A: I can't think of any particular moment that stands out above many proud and satisfying moments that I've experienced as a lawyer. In my roles at Oracle, Palm, General Magic and Teledyne, the entire legal team won a lot of great cases, and that's always fun. We did well in negotiations with partners that had a great deal more leverage than we did in many instances, and that was, of course, always thrilling.

And I've been recognized by my team and by the legal community, which was always humbling. I've seen members of my team recognized, which I've always taken a great deal of pride in. And I've seen a couple of interns that I worked with at Palm make their way into and through college, and that also was very satisfying.

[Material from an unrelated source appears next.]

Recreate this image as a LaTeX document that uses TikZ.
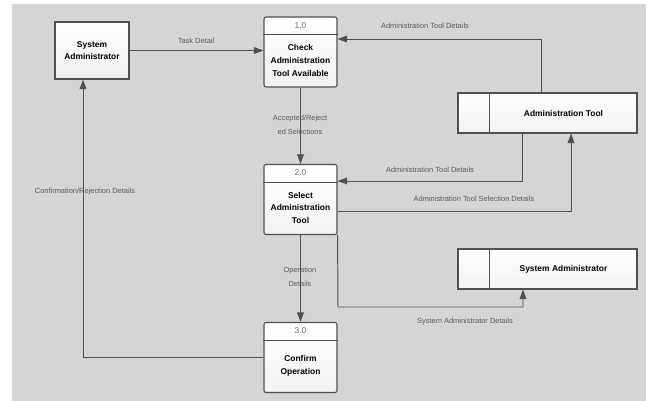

So I can't say that any one of those things that makes me more proud than another, but combined, they leave me a happy and satisfied member of the human race.

Q: Who is your favorite woman in history?

A: I've taken bits of inspiration from so many women, including Abigail Adams, Susan B. Anthony, Harriet Tubman, Rachel Carson, Eleanor Roosevelt, Marie Curie, Rosa Parks, Toni Morrison, Maya Angelou, Jackie Kennedy, Barbara Jordan, Ann Richards, Sally Ride, Gloria Steinem, Mother Teresa, Hillary Clinton, Melinda Gates, Aung San Suu Kyi, Michelle Obama, Mary Meeker, not to mention many of my own peers, all people who had/have tremendous intelligence and foresight, huge courage and, whether they meant to change the world or just make their own way, were/are a tremendous force for good.

I confess, however, that I have a picture of only one woman often posted over my desk: Rosie the Riveter. I love her muscular pose in both the familiar J. Howard Miller and the less familiar Norman Rockwell images, her “can-do” attitude, her optimistic spirit. Long after these icons became favorites of mine, I learned that the women who modeled for both images had a “Doyle” connection (the woman who modeled for the Miller image married a Doyle; the woman who modeled for Norman Rockwell's version was a telephone operator named Mary Doyle). So there's a seed of personal inspiration for me in these images as well.